7. Claim HRA exemptions:
If you live in a rented house and your employer pays for a part of your rent, you can claim an exemption on House Rent Allowance (HRA) under Section 10(13A) of the Income Tax Act.
8. Keep good records:
It’s important to keep good records of all of your investments, expenses, and other documentation related to tax savings. This will make it much easier to take advantage of deductions and exemptions and will also make it easier to prepare your tax return.
Review your tax return carefully before you file it. Make sure that all of your deductions and exemptions are included and that you are taking advantage of all of the tax-saving opportunities that are available to you.
It’s important to plan ahead when it comes to saving tax. This means that you should be thinking about your tax situation well in advance of the end of the financial year. This will give you plenty of time to take advantage of deductions and exemptions and to make any necessary changes to your tax situation.

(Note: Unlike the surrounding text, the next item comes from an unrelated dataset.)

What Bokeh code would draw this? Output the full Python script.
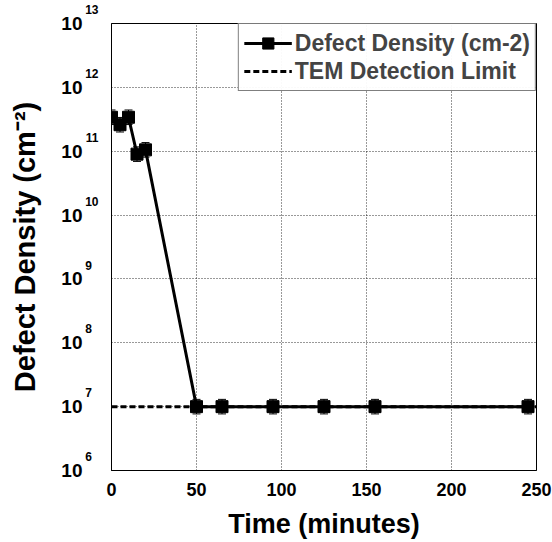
from bokeh.plotting import figure
from bokeh.models import (FixedTicker, ColumnDataSource, Whisker, Legend, LegendItem,
                          LogAxis, CustomJSTickFormatter)
from bokeh.embed import file_html
from bokeh.resources import INLINE

# Data
time_min = [0, 5, 10, 15, 20, 50, 65, 95, 125, 155, 245]
defect_density = [3.4e11, 2.6e11, 3.4e11, 9.0e10, 1.05e11, 1e7, 1e7, 1e7, 1e7, 1e7, 1e7]
err_factor = [1.3] * len(time_min)
tem_x = [0, 250]
tem_limit = [1e7, 1e7]
y_ticks = [1e6, 1e7, 1e8, 1e9, 1e10, 1e11, 1e12, 1e13]
x_ticks = [0, 50, 100, 150, 200, 250]

FONT = "Liberation Sans"

p = figure(width=552, height=542, y_axis_type="log",
           x_range=(0, 250), y_range=(1e6, 1e13),
           output_backend="svg", toolbar_location=None,
           min_border_left=111, min_border_right=16, min_border_top=23, min_border_bottom=72)

p.outline_line_color = "black"
p.outline_line_width = 1

src = ColumnDataSource(dict(
    x=time_min, y=defect_density,
    upper=[v * f for v, f in zip(defect_density, err_factor)],
    lower=[v / f for v, f in zip(defect_density, err_factor)],
))

tem = p.line(tem_x, tem_limit, line_color="black", line_width=3, line_dash="6 3")
ln = p.line("x", "y", source=src, line_color="black", line_width=3)
w = Whisker(source=src, base="x", upper="upper", lower="lower", line_color="black", line_width=1)
w.upper_head.size = 8
w.lower_head.size = 8
w.upper_head.line_width = 1
w.lower_head.line_width = 1
p.add_layout(w)
sc = p.scatter("x", "y", source=src, marker="square", size=12, fill_color="black", line_color="black")

legend = Legend(items=[
    LegendItem(label="Defect Density (cm-2)", renderers=[ln, sc]),
    LegendItem(label="TEM Detection Limit", renderers=[tem]),
], location="top_right")
legend.margin = 0
legend.border_line_color = "black"
legend.border_line_width = 1
legend.label_text_font = FONT
legend.label_text_font_style = "bold"
legend.label_text_font_size = "23px"
legend.glyph_width = 48
legend.label_standoff = 3
legend.spacing = 0
legend.padding = 5
legend.label_height = 28
legend.glyph_height = 28
p.add_layout(legend)

# x axis
p.xaxis.ticker = FixedTicker(ticks=x_ticks)
p.xaxis.axis_label = "Time (minutes)"
p.xaxis.axis_label_text_font_size = "27px"
p.xaxis.major_label_text_font_size = "18px"
p.xaxis.major_label_standoff = 12
p.xaxis.axis_label_standoff = 10

# inner y axis: superscript exponents (raised with extra empty lines)
p.yaxis.ticker = FixedTicker(ticks=y_ticks)
p.yaxis.formatter = CustomJSTickFormatter(code="""
let s = String(Math.round(Math.log10(tick)));
if (s.length < 2) { s = s + '\\u2007'; }
return s + '\\n\\u2007\\n\\u2007';
""")
p.yaxis.major_label_text_font_size = "12px"
p.yaxis.major_label_text_line_height = 0.95
p.yaxis.major_label_standoff = 13

# outer y axis: the "10" base and the axis title
base_axis = LogAxis(ticker=FixedTicker(ticks=y_ticks),
                    formatter=CustomJSTickFormatter(code="return '10';"))
base_axis.axis_line_color = None
base_axis.major_label_text_font_size = "19px"
base_axis.major_label_standoff = 0
base_axis.axis_label = "Defect Density (cm\u207b\u00b2)"
base_axis.axis_label_text_font_size = "29px"
base_axis.axis_label_standoff = 17
p.add_layout(base_axis, "left")

for ax in (p.xaxis[0], p.yaxis[0], base_axis):
    ax.major_tick_line_color = None
    ax.minor_tick_line_color = None
    ax.major_tick_out = 0
    ax.major_tick_in = 0
    ax.minor_tick_out = 0
    ax.minor_tick_in = 0
    ax.major_label_text_font = FONT
    ax.major_label_text_font_style = "bold"
    ax.major_label_text_color = "black"
    ax.axis_label_text_font = FONT
    ax.axis_label_text_font_style = "bold"
    ax.axis_label_text_color = "black"
p.xaxis.axis_line_color = "black"
p.yaxis[0].axis_line_color = "black"

for g in (p.xgrid, p.ygrid):
    g.grid_line_color = "black"
    g.grid_line_width = 1
    g.grid_line_dash = "1 2"
    g.grid_line_alpha = 0.8

open("out.html", "w").write(file_html(p, INLINE))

In conclusion, there are many ways for employees in India to save taxes. By taking advantage of deductions under Section 80C, contributing to a National Pension System (NPS), taking advantage of deductions for housing loan interest, medical expenses, and donations, taking advantage of tax exemptions for perks, claiming HRA exemptions, keeping good records, reviewing your tax return, and planning ahead, you can significantly reduce your tax liability and keep more of your hard-earned money in your pocket. It’s important to consult with a tax advisor to get the most out of your tax savings and ensure compliance with the Indian tax laws.